The Young Brave

On December 12, 1923, Byron, an electrician, and Tillie, a schoolteacher, welcomed a young Indian brave to the world. The young brave spent most of his youth in the town of Mission on the Rosebud Indian reservation in South Dakota. He and the others on this particular reservation were members of what the federal government called the Rosebud Sioux Tribe. The elders called it Sicangu. His father was one-quarter Sioux. His mother had no known Native American blood. Like his parents, the young brave spoke fluent English, but little to no native tongue.

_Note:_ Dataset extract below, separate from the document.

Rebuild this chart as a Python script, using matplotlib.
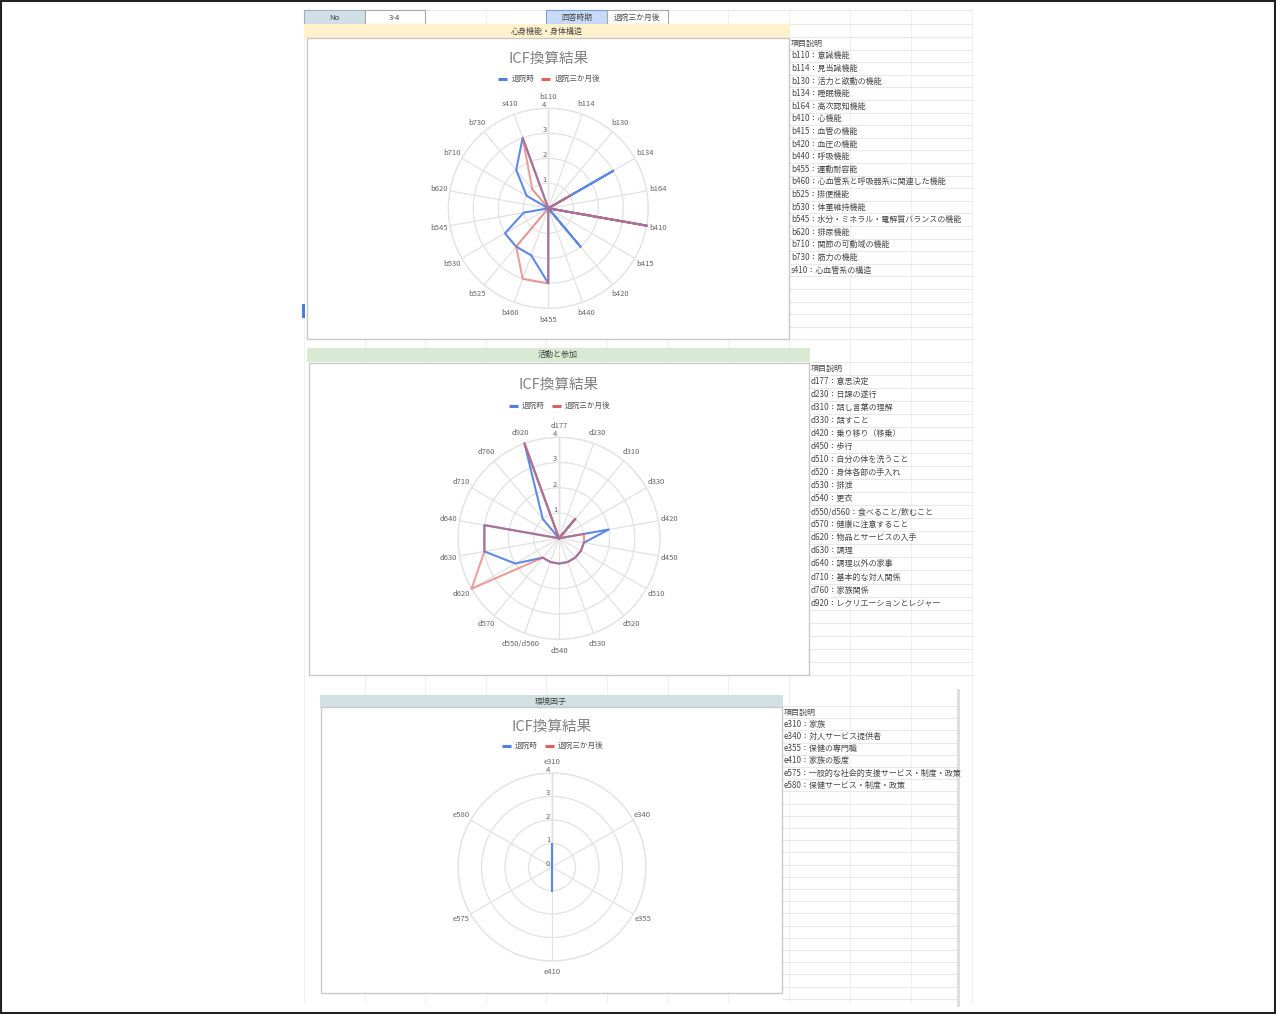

One day, the young brave was walking in Mission when he saw an Indian sitting on a bench. “He had long hair, wore a blanket, and could not speak English.” Most of the people he saw on the reservation were Americanized, although he pointed out that his friends in school included Alex Raincounter and Chris Yellow Robe, boys with Indian names.

In 1938, the 15-year-old brave met who would become his high school sweetheart, Dorothy Jo, not on the reservation as his parents had met, but at an Ella Fitzgerald concert. The young brave was surprised to learn that his sweetheart was three-eighths Cherokee Indian. In decades past, their love for each other would have caused controversy between the tribes. The different tribes would have forbidden them to be together as it was in the teenage tragedy song “Running Bear,” made famous by Johnny Preston in 1959 (one of the two singers on the recording who provided the “uga-uga” and other Indian war cries was the not-yet famous George Jones). In the song, Running Bear, a young Indian brave, was in love with an Indian maid named Little White Dove. Their tribes were separated by hatred as well as a mighty, raging river. The song ends with the Running Bear and Little White Dove swimming out to be together. After a passionate kiss, the two drowned in the swift current. “Now they’ll always be together in their happy hunting ground.” By the 1940s, the Sioux and Cherokee tribes were no longer at war, and on January 12, 1945, the young brave and Dorothy Jo married with the blessing of their families.

The young brave was always proud of his Indian heritage. He once said, “I’ve always bragged about being part Indian, because they are a people to be proud of. And the Sioux were the greatest warriors of them all. They’ve been called the greatest light cavalry in the history of man.” He quipped, “And I have never been on a horse without falling off.”

We know very little about the young brave’s life on the reservation because he rarely spoke about it. We may know little about his early life, but we all know the young brave. Last Wednesday, August 26, the young brave breathed his last. He was just three-and-a-half months shy of reaching his 100th birthday. From 1972 to 2007, we welcome him into our homes. He was the host of the longest-running daytime game show in North American television history, The Price is Right. You and I know that young brave from Rosebud Reservation. His name was Robert William “Bob” Barker.

Sources:

1.      Argus-Leader (Sioux Falls, South Dakota), March 25, 1962, p.17.
2.     “Bob Barker, Iconic Host of “the Price Is Right”, Dies.” Time, 26 Aug. 2023, time.com/5723021/bob-barker-dies/. Accessed 25 Aug. 2023.